Although SanParks says the theft was reported immediately to the police, and through them to the Directorate for Priority Crime Investigation (the Hawks), the artefacts’ legal custodian, Ditsong, only found out about it through the media and from colleagues. Beeld newspaper first reported on the theft, in 2017.

However, this issue levers open an ongoing debate in heritage circles, in South Africa and internationally. SanParks is technically the owner of the artefacts, as they were discovered within the boundaries of the Kruger, but it lacks the accredited storage necessary to house them. Heritage artefacts form part of the “national estate” and have to be stored in accredited facilities.

Asked why the artefacts had been moved to Skukuza, even though its facility was not accredited, SanParks head of communications Janine Raftopoulos said in 2017: “All parks in South Africa have a rich history and heritage pre-dating the establishment of the parks. SanParks has a duty to tell the full story about its parks and where it necessitates exhibiting artefacts, steps are taken to put such on display.”

South Africa’s heritage regulations encourage that artefacts be housed near where they were found, if possible, to ensure that people are able to see these parts of the country’s heritage. But it is expensive to install the measures — such as security, temperature and humidity controls, and fire safety, among others — that are necessary to house precious heritage artefacts.

Responding to questions about the current state of the police case and if the Thulamela theft had altered operations at SanParks exhibitions, Raftopoulos says there are additional security measures in place but did not elaborate.

In many ways, the trust has been broken.
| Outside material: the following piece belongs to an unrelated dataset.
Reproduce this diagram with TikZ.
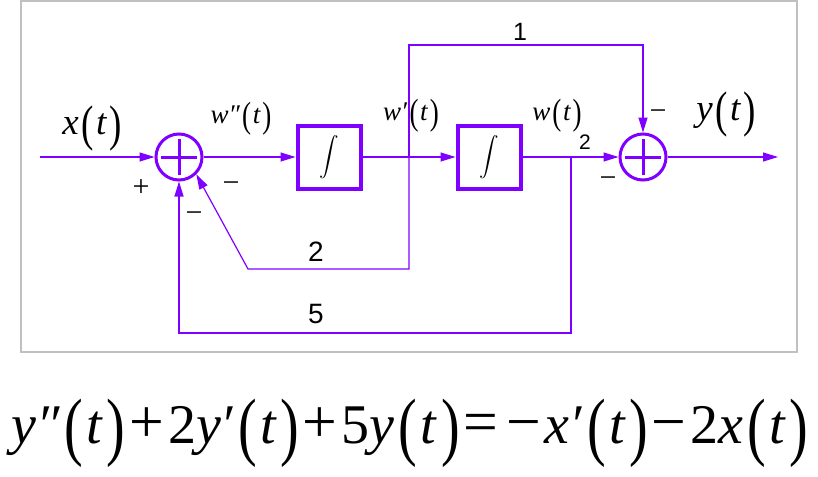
\documentclass[tikz,border=0pt]{standalone}
\usepackage{fontspec}
\setmainfont{Liberation Serif}
\newfontfamily\serif{Liberation Serif}
\newfontfamily\arial{Liberation Sans}
\usepackage{graphicx}
\usetikzlibrary{arrows.meta}
\definecolor{vio}{RGB}{128,0,255}
\definecolor{frm}{RGB}{192,192,192}
\newcommand\LP{\raisebox{-0.14em}{\scalebox{1}[1.35]{(}}}
\newcommand\RP{\raisebox{-0.14em}{\scalebox{1}[1.35]{)}}}
\newcommand\sig[2]{\textit{#1}\kern0.08em\LP\kern0.06em\textit{#2}\kern0.06em\RP}
\newcommand\op[1]{\kern0.07em\raisebox{0.02em}{\scalebox{1.1}{#1}}\kern0.07em}
\newcommand\fsz[1]{\fontsize{#1}{#1}\selectfont}
\newcommand\integ{\scalebox{1.95}{$\displaystyle\int$}}
\begin{document}
\begin{tikzpicture}[x=1pt,y=-1pt,
  sumnode/.style={circle,draw=vio,line width=3pt,minimum size=46pt,inner sep=0pt},
  intbox/.style={rectangle,draw=vio,line width=4pt,minimum width=63pt,minimum height=63pt,inner sep=0pt},
  plusline/.style={vio,line width=3pt},
  conn/.style={vio,line width=1.2pt},
  arr/.style={conn,-{Triangle[length=15pt,width=9pt]}},
  lab/.style={inner sep=0pt,anchor=center},
  num/.style={lab,font=\arial},
  sgn/.style={lab,font=\serif\fsz{30}}]
\useasboundingbox (0,0) rectangle (818,476);
\draw[frm,line width=1.5pt] (21,1) rectangle (797,352);
% blocks
\node[sumnode] (s1) at (179,157) {};
\node[sumnode] (s2) at (643,157) {};
\draw[plusline] ([xshift=-18pt]s1.center) -- ([xshift=18pt]s1.center);
\draw[plusline] ([yshift=-18pt]s1.center) -- ([yshift=18pt]s1.center);
\draw[plusline] ([xshift=-18pt]s2.center) -- ([xshift=18pt]s2.center);
\draw[plusline] ([yshift=-18pt]s2.center) -- ([yshift=18pt]s2.center);
\node[intbox] (i1) at (329,157) {\integ};
\node[intbox] (i2) at (489,157) {\integ};
% coordinates
\coordinate (in) at (40,157);
\coordinate (out) at (778,157);
\coordinate (b1) at (409,157);
\coordinate (b2) at (571,157);
\coordinate (t1) at (409,45);
\coordinate (f2a) at (409,269);
\coordinate (f2b) at (248,269);
\coordinate (f5a) at (571,333);
% connectors
\draw[arr] (in) -- (s1.west);
\draw[arr] (s1.east) -- (i1.west);
\draw[arr] (i1.east) -- (i2.west);
\draw[arr] (i2.east) -- (s2.west);
\draw[arr] (s2.east) -- (out);
\draw[arr] (b1) -- (t1) -| (s2.north);
\draw[arr] (b1) -- (f2a) -- (f2b) -- (s1.-45);
\draw[arr] (b2) -- (f5a) -| (s1.south);
% labels
\node[lab,font=\serif\fsz{37}] (lx) at (92,128) {\sig{x}{t}};
\node[lab,font=\serif\fsz{27}] (lw2) at (241,119) {\sig{w″}{t}};
\node[lab,font=\serif\fsz{27}] (lw1) at (411,116) {\sig{w′}{t}};
\node[lab,font=\serif\fsz{27}] (lw0) at (557,116) {\sig{w}{t}};
\node[lab,font=\serif\fsz{37}] (ly) at (726,114) {\sig{y}{t}};
\node[num,font=\arial\fsz{25}] (n1) at (520,32) {1};
\node[num,font=\arial\fsz{21}] (n2a) at (585,142) {2};
\node[num,font=\arial\fsz{28}] (n2b) at (316,252) {2};
\node[num,font=\arial\fsz{28}] (n5) at (316,314) {5};
\node[sgn] (p1) at (141,188) {+};
\node[sgn] (m1) at (231,187) {−};
\node[sgn] (m2) at (194,217) {−};
\node[sgn] (m3) at (658,115) {−};
\node[sgn] (m4) at (608,182) {−};
% equation
\node[lab,font=\serif\fsz{56}] (eq) at (410,433) {\sig{y″}{t}\op{+}2\sig{y′}{t}\op{+}5\sig{y}{t}\op{=}\op{−}\sig{x′}{t}\op{−}2\sig{x}{t}};
\end{tikzpicture}
\end{document}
Curators of museums, which are usually in major city centres far from sites of origin, are unlikely to part with items that could disappear to light fingers.

But when it comes to the Thulamela gold, South Africans will have to read in books that these artefacts once existed and were proof of a rich kingdom and a sprawling gold trade. Most heritage specialists doubt the jewellery survived long after it was stolen.